Wow!  Talk about hitting the nail on the head.  Davis is clear throughout the piece that in his field of housing development, the addition of experienced and skilled community organizers is a huge benefit, but he
is equally clear that community organizing rarely gets much of anything in return and in fact is more likely the loser in the tradeoff.  His argument reminds me of the answers we often used to give when outsiders
would ask us if we ever hired ACORN leaders to be ACORN organizers.  We would answer factually that, “yes, we did,” but we would be equally frank that it was easier for us to hire and develop a good organizer
than to find and develop a great leader, so in some cases we resisted the transition unless the leader or member insisted.

Davis understands he’s arguing the righteous truth but is doing so against the grain, but charges forward in the midst of the contradiction.
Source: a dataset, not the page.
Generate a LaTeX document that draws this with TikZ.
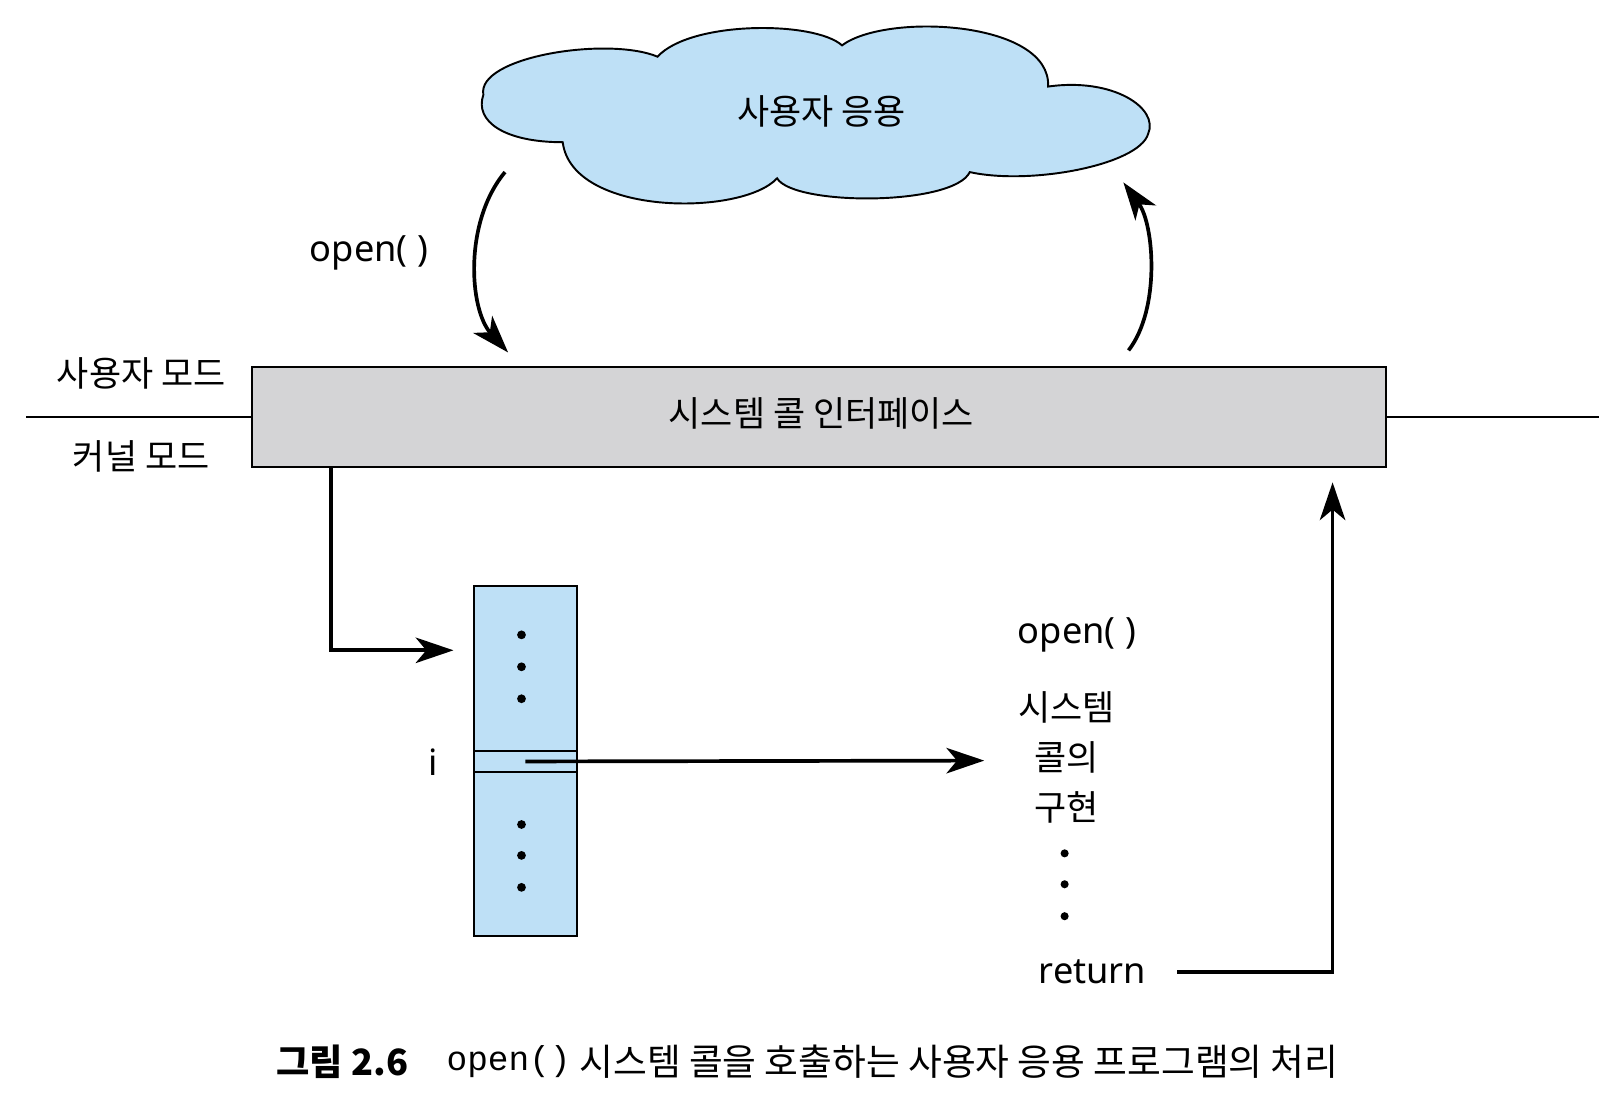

I can’t help feeling a sense of loss. It leaves a hole in the political landscape every time another group of hard-riding cowboys (or kick-ass cowgirls) settles down after years of punching out politicians, bureaucrats, bankers, and speculators without having to worry about permits, grants, credits, loans, or donations being withheld from projects they are planning to build. With a whisper of apology to Willie Nelson, a silly ditty plays silently in my head:

Mamas don’t let your cowboys grow up to be builders
Don’t let em pluck spreadsheets and beg for old bucks
Make em play guitars, stage protests, and such

Okay, my feelings are definitely confused. If nonprofit developers become more accountable to the people and places they serve when they begin acting more like organizers—listening, engaging, recruiting,
educating, advocating—perhaps community organizers become more strategic and effective when they begin casting their campaigns and framing their demands with an eye toward supporting development they
plan to do.

What he leaves unspoken is the question of resources and the role it plays in driving these cowboys off the right ranch.  Community organizations and their organizing staffs desperate for resources frequently decide to till another field hoping to grow money trees there when support for community organizing is so fallow.In a conversation in France not along ago about a different topic, I answered that the book that really needed to be written was the history of community organizing told through the lens of how it had been driven and adapted to resource problems and opportunities.

Regardless, today, we’ll just thank Davis for singing our song.